BOGOTA (Reuters) – Thousands marched in cities around Colombia on Friday in protest of the murder of hundreds of human rights activists, a spat of deadly violence which the country has been unable to quell in spite of a 2016 peace deal with Marxist rebels.
People take part during a protest against the killing of social activists, in Bogota, Colombia July 26, 2019. REUTERS/Luisa Gonzalez
The killings, attributed to a variety of armed groups, have drawn increasing criticism from the international community even though President Ivan Duque insists the number of murders has been reduced since he took office nearly a year ago.
There is deep disagreement about the exact number of social leaders who have been killed. The human rights ombudsman says 486 were slain between the beginning of 2016 and mid-year 2019, while the attorney general’s office pegs the figure at 292.
Peace and development think tank INDEPAZ says 734 activists have been murdered.
Friday’s protests were organized after a shocking video, filmed just after community leader Maria del Pilar Hurtado was murdered in the northern province of Cordoba, was shared widely on social media last month. In the video one of Hurtado’s four young children is seen screaming in grief near her body.
“We want an end to the selective and systematic murder of social leaders … who are defending the right to live in their territories, the respect for biodiversity, respect for the peace accord,” said protester Gloria Cuartas, who works for a group which promotes completion of the accord.
Cuartas spoke on the sidelines of the Bogota march, where protesters carried black and white photos of murdered activists and waved white flags.
Leaders are targeted by armed groups ranging from the National Liberation Army (ELN) guerrillas and fighters from the Revolutionary Armed Forces of Colombia (FARC) who refused to demobilize under the peace accord, to crime gangs founded by former right-wing paramilitaries.

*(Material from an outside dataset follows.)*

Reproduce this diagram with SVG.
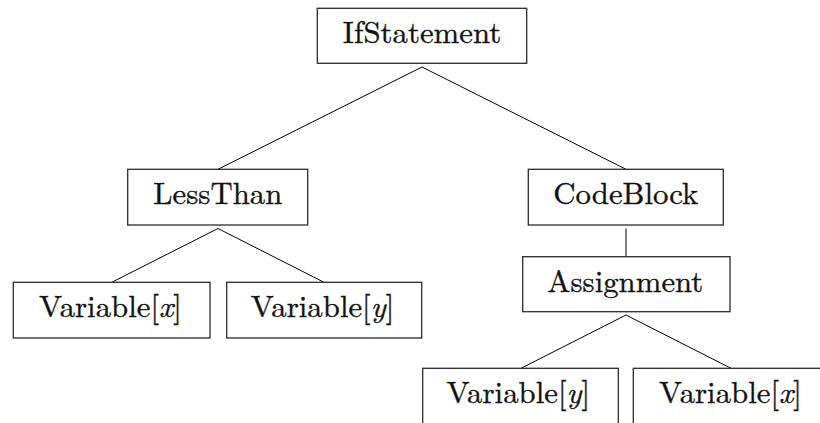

Many of the murdered activists worked against drug trafficking or illegal mining and in favor of environmental or land restitution causes.
Some supported crop substitution programs meant to help farmers trade the planting of coca, the base ingredient in cocaine, for legal crops.
Duque, who was set to march in coastal Cartagena, promised this week he would work to reduce attacks on activists to zero.
Marches took place in more than 50 Colombian cities and towns and were also scheduled in dozens of foreign cities.
The polarizing deal between the government and the FARC ended that group’s part in the more than five decade conflict, which has killed some 260,000 people.